Saturday, November 28, 2020

Professionals ruin Olympic Games

Charles Fraser makes some good points in his column (“Team competition should be removed in spirit of Olympic Games,” SN 10/19), especially about the need to reestablish amateurism as a guiding principle in the Olympics.

However, it’s not just professionals in team sports that have corrupted the Olympic amateur ideal. The “golden athletes” Fraser refers to are just as professional and just as well paid as the tennis’ Williams sisters and the U.S. basketball “Dream Team.” Michael Johnson, Marion Jones and Maurice Greene participate in athletics tours around the world, especially in Europe. They command payment of hundreds of thousands of dollars to run in these races and often pull out of competition simply because the pay doesn’t meet their superstar standards.

Furthermore, they are often as cocky and conceited as their dribbling and dunking counterparts.
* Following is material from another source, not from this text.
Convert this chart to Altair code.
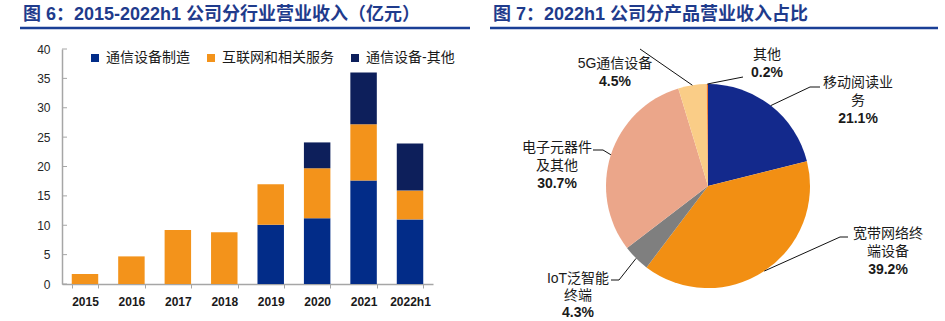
import math
import altair as alt
import pandas as pd

# ---------------- data ----------------
years = ["2015", "2016", "2017", "2018", "2019", "2020", "2021", "2022h1"]
manuf = [0, 0, 0, 0, 10.1, 11.2, 17.6, 11.0]          # 通信设备制造
internet = [1.7, 4.7, 9.2, 8.8, 6.9, 8.5, 9.6, 4.9]   # 互联网和相关服务
comm_other = [0, 0, 0, 0, 0, 4.4, 8.8, 8.0]           # 通信设备-其他
series_names = ["通信设备制造", "互联网和相关服务", "通信设备-其他"]
y_ticks = [0, 5, 10, 15, 20, 25, 30, 35, 40]

products = ["移动阅读业务", "宽带网络终端设备", "IoT泛智能终端", "电子元器件及其他", "5G通信设备", "其他"]
shares = [21.1, 39.2, 4.3, 30.7, 4.5, 0.2]
label_lines = [["移动阅读业", "务"], ["宽带网络终", "端设备"], ["IoT泛智能", "终端"],
               ["电子元器件", "及其他"], ["5G通信设备"], ["其他"]]
pct_labels = ["21.1%", "39.2%", "4.3%", "30.7%", "4.5%", "0.2%"]

title_left = "图 6：2015-2022h1 公司分行业营业收入（亿元）"
title_right = "图 7：2022h1 公司分产品营业收入占比"

# ---------------- styles / layout ----------------
FONT = "Liberation Sans, Noto Sans CJK SC"
W, H = 945, 321
series_colors = ["#022C88", "#F3931B", "#0D1F5B"]
product_colors = ["#13298C", "#F28F13", "#7F7F7F", "#EBA68A", "#FACD87", "#ED7D31"]
AXIS_GRAY = "#a6a6a6"
TITLE_BLUE = "#1F3B8C"
LINE_BLUE = "#1A3F96"

BAR_X = [62, 433]
BAR_Y = [284, 49]
PIE_C = (708, 186)
PIE_R = 102
# label anchor (center x, first line y, line spacing) and leader tail points (after the slice edge point)
label_anchor = [(858, 83, 18), (888, 234, 18), (578, 279, 17), (557, 148, 18), (615, 64, 18), (767, 55, 18)]
leader_tail = [[(810, 87), (820, 87)], [(840, 237), (848, 237)], [(619, 280), (611, 280)],
               [(603, 150), (593, 150)], [(640, 49)], [(743, 77)]]
title_pos = [(23, 15), (493, 15)]
underline_pos = [(20, 470, 28), (490, 938, 28)]

# ---------------- tables ----------------
bar_rows = []
for i, y in enumerate(years):
    for s, vals in enumerate([manuf, internet, comm_other]):
        if vals[i] > 0:
            bar_rows.append({"year": y, "series": series_names[s], "value": vals[i], "sidx": s})
bar_df = pd.DataFrame(bar_rows)
tick_df = pd.DataFrame({"t": y_ticks})

pie_df = pd.DataFrame({"product": products, "share": shares, "pidx": list(range(len(products)))})

total = sum(shares)
lead_rows, name_rows, pct_rows = [], [], []
cum = 0.0
for i, p in enumerate(products):
    mid = (cum + shares[i] / 2) / total * 2 * math.pi
    cum += shares[i]
    sx = PIE_C[0] + PIE_R * math.sin(mid)
    sy = PIE_C[1] - PIE_R * math.cos(mid)
    pts = [(sx, sy)] + leader_tail[i]
    for k, (px, py) in enumerate(pts):
        lead_rows.append({"lid": p, "k": k, "px": px, "py": py})
    ax, ay, lh = label_anchor[i]
    for j, line in enumerate(label_lines[i]):
        name_rows.append({"txt": line, "px": ax, "py": ay + j * lh})
    pct_rows.append({"txt": pct_labels[i], "px": ax, "py": ay + len(label_lines[i]) * lh})
lead_df = pd.DataFrame(lead_rows)
name_df = pd.DataFrame(name_rows)
pct_df = pd.DataFrame(pct_rows)
title_df = pd.DataFrame({"txt": [title_left, title_right],
                         "px": [p[0] for p in title_pos], "py": [p[1] for p in title_pos]})
ul_df = pd.DataFrame({"x1": [u[0] for u in underline_pos], "x2": [u[1] for u in underline_pos],
                      "py": [u[2] for u in underline_pos]})


def xs():
    return alt.Scale(domain=[0, W], range=[0, W], nice=False, zero=False)


def ys():
    return alt.Scale(domain=[0, H], range=[0, H], nice=False, zero=False)


# ---------------- layers ----------------
titles = alt.Chart(title_df).mark_text(align="left", baseline="middle", font=FONT, fontSize=18,
                                       fontWeight="bold", color=TITLE_BLUE).encode(
    x=alt.X("px:Q", scale=xs(), axis=None), y=alt.Y("py:Q", scale=ys(), axis=None), text="txt:N")

underlines = alt.Chart(ul_df).mark_rule(color=LINE_BLUE, strokeWidth=2.5).encode(
    x=alt.X("x1:Q", scale=xs(), axis=None), x2="x2:Q", y=alt.Y("py:Q", scale=ys(), axis=None))

bars = alt.Chart(bar_df).mark_bar().encode(
    x=alt.X("year:N", sort=years,
            scale=alt.Scale(domain=years, range=BAR_X, paddingInner=0.43, paddingOuter=0.21),
            axis=alt.Axis(title=None, orient="bottom", offset=-(H - BAR_Y[0]), labelAngle=0,
                          labelFont=FONT, labelFontSize=12, labelFontWeight="bold",
                          labelColor="#1a1a1a", tickBand="extent", tickSize=4, tickColor=AXIS_GRAY,
                          tickWidth=1, domainColor=AXIS_GRAY, domainWidth=1.5, labelPadding=8,
                          grid=False)),
    y=alt.Y("value:Q", stack="zero",
            scale=alt.Scale(domain=[0, 40], range=BAR_Y, nice=False, zero=True),
            axis=alt.Axis(values=y_ticks, title=None, orient="left", offset=-BAR_X[0], ticks=False,
                          tickSize=0, labelPadding=12, labelFont=FONT, labelFontSize=12,
                          labelColor="#262626", domainColor=AXIS_GRAY, domainWidth=1.5, grid=False)),
    color=alt.Color("series:N", scale=alt.Scale(domain=series_names, range=series_colors),
                    legend=alt.Legend(title=None, orient="none", legendX=88, legendY=51,
                                      direction="horizontal", symbolType="square", symbolSize=64,
                                      symbolStrokeWidth=0, symbolOpacity=1, labelFont=FONT,
                                      labelFontSize=14, labelColor="#1a1a1a", columnPadding=14,
                                      labelOffset=4, padding=0)),
    order=alt.Order("sidx:Q"),
)

yticks = alt.Chart(tick_df).mark_rule(color=AXIS_GRAY, strokeWidth=1).encode(
    y=alt.Y("t:Q", scale=alt.Scale(domain=[0, 40], range=BAR_Y, nice=False, zero=True), axis=None),
    x=alt.value(BAR_X[0]), x2=alt.value(BAR_X[0] + 5))

pie = alt.Chart(pie_df).mark_arc(radius=PIE_R).encode(
    theta=alt.Theta("share:Q", stack=True),
    color=alt.Color("product:N", scale=alt.Scale(domain=products, range=product_colors), legend=None),
    order=alt.Order("pidx:Q"),
    x=alt.value(PIE_C[0]), y=alt.value(PIE_C[1]),
)

leaders = alt.Chart(lead_df).mark_line(color="#111111", strokeWidth=1).encode(
    x=alt.X("px:Q", scale=xs(), axis=None), y=alt.Y("py:Q", scale=ys(), axis=None),
    detail="lid:N", order="k:Q")

names = alt.Chart(name_df).mark_text(align="center", baseline="middle", font=FONT, fontSize=14,
                                     color="#1a1a1a").encode(
    x=alt.X("px:Q", scale=xs(), axis=None), y=alt.Y("py:Q", scale=ys(), axis=None), text="txt:N")

pcts = alt.Chart(pct_df).mark_text(align="center", baseline="middle", font=FONT, fontSize=14,
                                   fontWeight="bold", color="#1a1a1a").encode(
    x=alt.X("px:Q", scale=xs(), axis=None), y=alt.Y("py:Q", scale=ys(), axis=None), text="txt:N")

chart = alt.layer(titles, underlines, bars, yticks, pie, leaders, names, pcts).resolve_scale(
    x="independent", y="independent", color="independent"
).properties(
    width=W, height=H, autosize=alt.AutoSizeParams(type="none"), padding=0
).configure_view(stroke=None)

chart.save("out.html", embed_options={"renderer": "svg", "actions": False})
The taunting and posing antics of Greene and the rest of the gold medal U.S. four-by-100-meter relay team stands as evidence that individual athletes can be just as rude and thoughtless as any team athlete.

Team sports hold their own place in the Olympics, providing athletes from a great variety of sports the chance to compete on an international stage and be honored as gold medal champions.

Having been in Sydney working at the Olympics these past few months, I’ve had the joy of seeing athletes compete and bask in the Olympic spirit: A rag-tag group of minor leaguers, the U.S. baseball team’s defeat of the dominant Cuban squad was called the “Miracle on Dirt” by some journalists, comparing it to the U.S. hockey team’s remarkable win over the Soviet Union in 1980. In front of a roaring home crowd, an Australian women’s beach volleyball team collapsed to the ground in tears of joy after capturing gold.

Trailing heading into the second half, Denmark’s women’s handball team fought back to beat Hungary in the gold medal match in front of thousands of Danish fans. In a sport that few even imagine being in the Olympics, these fans from halfway around the world erupted when their team charged onto the court after the match.

It’s a shame that NBC’s coverage didn’t allow Americans to share in how great these Olympics were. And the Olympics are far from perfect - corporate interests and drug abuse continue to plague the movement.

But whether it’s a team or individual sport, moments like those above are what make the Olympics special. Whether those competing are amateur or professional, the measure of a successful Games is the happiness and togetherness the competition brings to fans and athletes.

From that standpoint, the Sydney 2000 Olympics were a huge success.